Opinion
No. 4608.
May 20, 1964.
Appeal from the Circuit Court, Pinellas County, Joseph P. McNulty, J.
Robert E. Jagger, Public Defender, Clearwater, for appellant.
James W. Kynes, Atty. Gen., Tallahassee, and Robert R. Crittenden, Asst. Atty. Gen., Lakeland, for appellee.
The appellant was arraigned, entered a plea of not guilty, tried, convicted and sentenced while represented by court-appointed counsel. His motion for relief pursuant to Criminal Procedure Rule No. 1, F.S.A. ch. 924 Appendix, was denied without a hearing. The only allegations of fact in the motion are that the prisoner was brought before a committing magistrate for a preliminary examination of the charge against him at a time when he was insolvent and not represented by counsel.
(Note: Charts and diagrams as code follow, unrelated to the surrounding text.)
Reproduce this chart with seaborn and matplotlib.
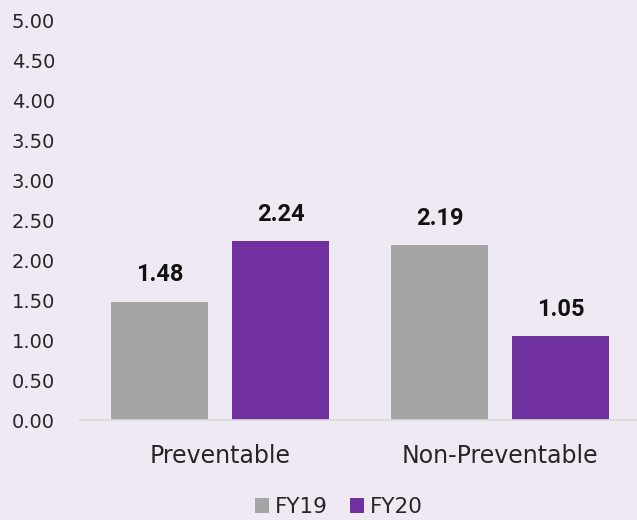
import matplotlib
matplotlib.use("Agg")
import matplotlib.pyplot as plt
import seaborn as sns
import pandas as pd
from matplotlib.patches import Patch

categories = ["Preventable", "Non-Preventable"]
fy19 = [1.48, 2.19]
fy20 = [2.24, 1.05]
series = ["FY19", "FY20"]
yticks = [0.0, 0.5, 1.0, 1.5, 2.0, 2.5, 3.0, 3.5, 4.0, 4.5, 5.0]

df = pd.DataFrame({
    "category": categories * 2,
    "value": fy19 + fy20,
    "series": ["FY19"] * len(categories) + ["FY20"] * len(categories),
})

bg = "#EFE9F4"
sns.set_theme(style="white")
plt.rcParams["font.family"] = ["DejaVu Sans"]

fig = plt.figure(figsize=(6.37, 5.2), dpi=100, facecolor=bg)
ax = fig.add_axes([80 / 637, 1 - 420 / 520, 560 / 637, 400 / 520])
ax.set_facecolor(bg)

palette = {"FY19": "#A5A5A5", "FY20": "#7030A0"}
sns.barplot(data=df, x="category", y="value", hue="series", order=categories,
            hue_order=series, palette=palette, width=0.864, gap=0.2,
            ax=ax, legend=False, saturation=1, linewidth=0)

for cont in ax.containers:
    ax.bar_label(cont, fmt="%.2f", padding=11, fontsize=17, fontweight="bold",
                 color="#111111", family=["Roboto", "DejaVu Sans"])

ax.set_ylim(0, 5)
ax.set_yticks(yticks)
ax.set_yticklabels([f"{t:.2f}" for t in yticks], fontsize=14, color="#262626")
ax.tick_params(axis="y", length=0, pad=18)
ax.tick_params(axis="x", length=0, labelsize=17, pad=17, colors="#262626")
ax.set_xlabel("")
ax.set_ylabel("")
for s in ["top", "right", "left"]:
    ax.spines[s].set_visible(False)
ax.spines["bottom"].set_color("#D9D9D9")
ax.spines["bottom"].set_linewidth(1.2)

handles = [Patch(facecolor=palette[s], edgecolor="none", label=s) for s in series]
fig.legend(handles=handles, loc="center", bbox_to_anchor=(339 / 637, 1 - 507 / 520),
           ncol=2, frameon=False, fontsize=15.5, handlelength=0.65, handleheight=0.65,
           handletextpad=0.3, columnspacing=1.0, labelcolor="#262626")

fig.savefig("out.png", dpi=100, facecolor=bg)
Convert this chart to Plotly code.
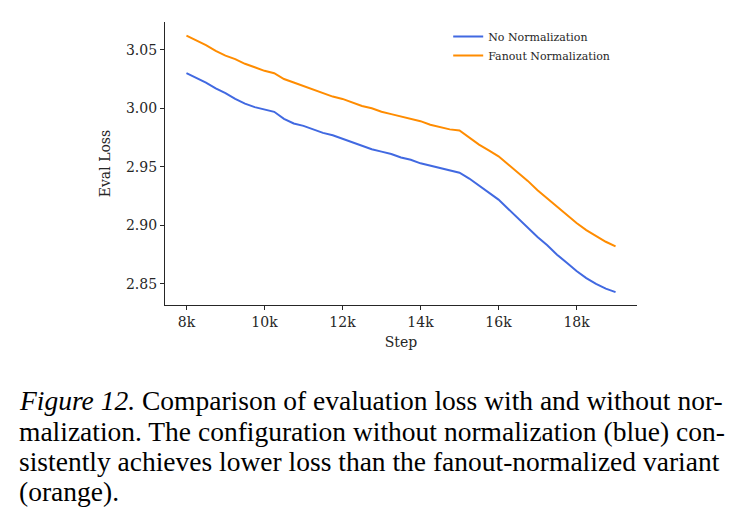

The motion did not allege any facts showing any prejudice resulting from his lack of counsel at the hearing before the magistrate, and it did not allege that anything which occurred at that hearing was used at any of the subsequent proceedings. The court correctly denied the motion without a hearing. The fact that the prisoner was not represented at the preliminary hearing is insufficient to render the judgment and sentence vulnerable to collateral attack by Criminal Procedure Rule No. 1. In Florida a preliminary hearing is not a critical stage of a criminal proceeding. Di Bona v. State, Fla.App. 1960, 121 So.2d 192.
Affirmed.
SMITH, C.J., and ALLEN and ANDREWS, JJ., concur.